§ REQUEST: Transcribe every line exactly and omit anything that is a picture.

+---+

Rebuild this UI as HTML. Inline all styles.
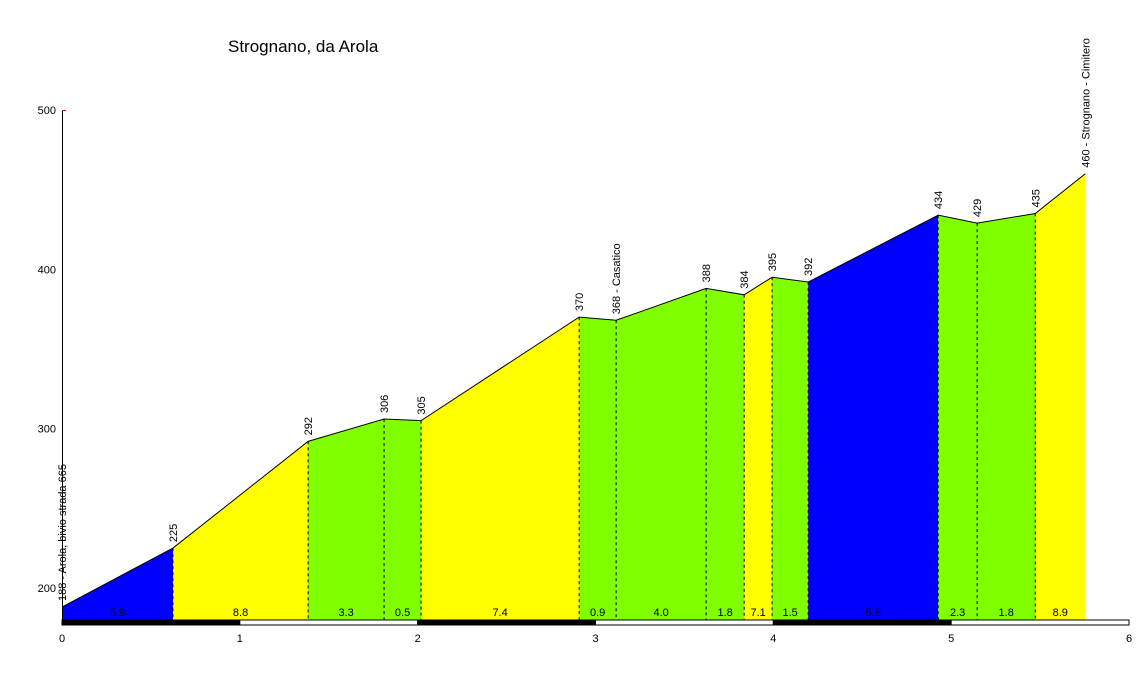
<!DOCTYPE html>
<html><head><meta charset="utf-8"><style>
html,body{margin:0;padding:0;background:#fff;}
svg{display:block;font-family:"Liberation Sans",sans-serif;}
</style></head><body>
<svg id="c" width="1136" height="673">
<text x="228" y="52" font-size="17">Strognano, da Arola</text>
</svg>
<script>
const distances=[0,0.624,1.384,1.811,2.019,2.908,3.116,3.622,3.836,3.993,4.196,4.927,5.146,5.473,5.754];
const elevations=[188,225,292,306,305,370,368,388,384,395,392,434,429,435,460];
const pointLabels=["188 - Arola, bivio strada 665","225","292","306","305","370","368 - Casatico","388","384","395","392","434","429","435","460 - Strognano - Cimitero"];
const gradients=["5.9","8.8","3.3","0.5","7.4","0.9","4.0","1.8","7.1","1.5","5.8","2.3","1.8","8.9"];
const segColors=["#0000ff","#ffff00","#80ff00","#80ff00","#ffff00","#80ff00","#80ff00","#80ff00","#ffff00","#80ff00","#0000ff","#80ff00","#80ff00","#ffff00"];
const yTicks=[200,300,400,500];
const xTicks=[0,1,2,3,4,5,6];
const NS="http://www.w3.org/2000/svg";
const svg=document.getElementById('c');
const X=d=>62+d*(1067/6);
const Y=e=>110+(500-e)*1.593;
const base=620;
function mk(t,a,p){const e=document.createElementNS(NS,t);for(const k in a)e.setAttribute(k,a[k]);(p||svg).appendChild(e);return e;}
for(let i=0;i<distances.length-1;i++){
  const x0=X(distances[i]),x1=X(distances[i+1]);
  const s=mk('polygon',{points:`${x0},${base} ${x0},${Y(elevations[i])} ${x1},${Y(elevations[i+1])} ${x1},${base}`,fill:segColors[i]});
  
  
  const g=mk('text',{x:(x0+x1)/2,y:616,'font-size':11,'text-anchor':'middle'});
  g.textContent=gradients[i];
  
  
}
for(let i=1;i<distances.length-1;i++){
  const l=mk('line',{x1:X(distances[i]),x2:X(distances[i]),y1:Y(elevations[i]),y2:base,stroke:'#000','stroke-dasharray':'3,3','stroke-width':1});
  
  
}
const pl=mk('polyline',{points:distances.map((d,i)=>X(d)+','+Y(elevations[i])).join(' '),fill:'none',stroke:'#000','stroke-width':1});


for(let i=0;i<distances.length;i++){
  const x=X(distances[i])+4,y=Y(elevations[i])-6;
  const t=mk('text',{x:x,y:y,'font-size':11,transform:`rotate(-90 ${x} ${y})`});
  t.textContent=pointLabels[i];
  
  
}
for(let k=0;k<6;k++){
  const r=mk('rect',{x:X(k),y:620,width:X(k+1)-X(k),height:5,fill:k%2==0?'#000':'#fff',stroke:'#000','stroke-width':1});
  
  
}
const ax=mk('line',{x1:62.5,x2:62.5,y1:110,y2:620,stroke:'#000'});


mk('line',{x1:62,x2:66,y1:110.5,y2:110.5,stroke:'#f00'});
yTicks.forEach(v=>{
  const t=mk('text',{x:56,y:Y(v)+4,'font-size':11,'text-anchor':'end'});
  t.textContent=v;
  
  
});
xTicks.forEach(v=>{
  const t=mk('text',{x:X(v),y:642,'font-size':11,'text-anchor':'middle'});
  t.textContent=v;
  
  
});
</script>
</body></html>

+---+

§ COMPLETE RESPONSE:
Rebuild this UI as HTML. Inline all styles.
<!DOCTYPE html>
<html><head><meta charset="utf-8"><style>
html,body{margin:0;padding:0;background:#fff;}
svg{display:block;font-family:"Liberation Sans",sans-serif;}
</style></head><body>
<svg id="c" width="1136" height="673">
<text x="228" y="52" font-size="17">Strognano, da Arola</text>
</svg>
<script>
const distances=[0,0.624,1.384,1.811,2.019,2.908,3.116,3.622,3.836,3.993,4.196,4.927,5.146,5.473,5.754];
const elevations=[188,225,292,306,305,370,368,388,384,395,392,434,429,435,460];
const pointLabels=["188 - Arola, bivio strada 665","225","292","306","305","370","368 - Casatico","388","384","395","392","434","429","435","460 - Strognano - Cimitero"];
const gradients=["5.9","8.8","3.3","0.5","7.4","0.9","4.0","1.8","7.1","1.5","5.8","2.3","1.8","8.9"];
const segColors=["#0000ff","#ffff00","#80ff00","#80ff00","#ffff00","#80ff00","#80ff00","#80ff00","#ffff00","#80ff00","#0000ff","#80ff00","#80ff00","#ffff00"];
const yTicks=[200,300,400,500];
const xTicks=[0,1,2,3,4,5,6];
const NS="http://www.w3.org/2000/svg";
const svg=document.getElementById('c');
const X=d=>62+d*(1067/6);
const Y=e=>110+(500-e)*1.593;
const base=620;
function mk(t,a,p){const e=document.createElementNS(NS,t);for(const k in a)e.setAttribute(k,a[k]);(p||svg).appendChild(e);return e;}
for(let i=0;i<distances.length-1;i++){
  const x0=X(distances[i]),x1=X(distances[i+1]);
  const s=mk('polygon',{points:`${x0},${base} ${x0},${Y(elevations[i])} ${x1},${Y(elevations[i+1])} ${x1},${base}`,fill:segColors[i]});
  
  
  const g=mk('text',{x:(x0+x1)/2,y:616,'font-size':11,'text-anchor':'middle'});
  g.textContent=gradients[i];
  
  
}
for(let i=1;i<distances.length-1;i++){
  const l=mk('line',{x1:X(distances[i]),x2:X(distances[i]),y1:Y(elevations[i]),y2:base,stroke:'#000','stroke-dasharray':'3,3','stroke-width':1});
  
  
}
const pl=mk('polyline',{points:distances.map((d,i)=>X(d)+','+Y(elevations[i])).join(' '),fill:'none',stroke:'#000','stroke-width':1});


for(let i=0;i<distances.length;i++){
  const x=X(distances[i])+4,y=Y(elevations[i])-6;
  const t=mk('text',{x:x,y:y,'font-size':11,transform:`rotate(-90 ${x} ${y})`});
  t.textContent=pointLabels[i];
  
  
}
for(let k=0;k<6;k++){
  const r=mk('rect',{x:X(k),y:620,width:X(k+1)-X(k),height:5,fill:k%2==0?'#000':'#fff',stroke:'#000','stroke-width':1});
  
  
}
const ax=mk('line',{x1:62.5,x2:62.5,y1:110,y2:620,stroke:'#000'});


mk('line',{x1:62,x2:66,y1:110.5,y2:110.5,stroke:'#f00'});
yTicks.forEach(v=>{
  const t=mk('text',{x:56,y:Y(v)+4,'font-size':11,'text-anchor':'end'});
  t.textContent=v;
  
  
});
xTicks.forEach(v=>{
  const t=mk('text',{x:X(v),y:642,'font-size':11,'text-anchor':'middle'});
  t.textContent=v;
  
  
});
</script>
</body></html>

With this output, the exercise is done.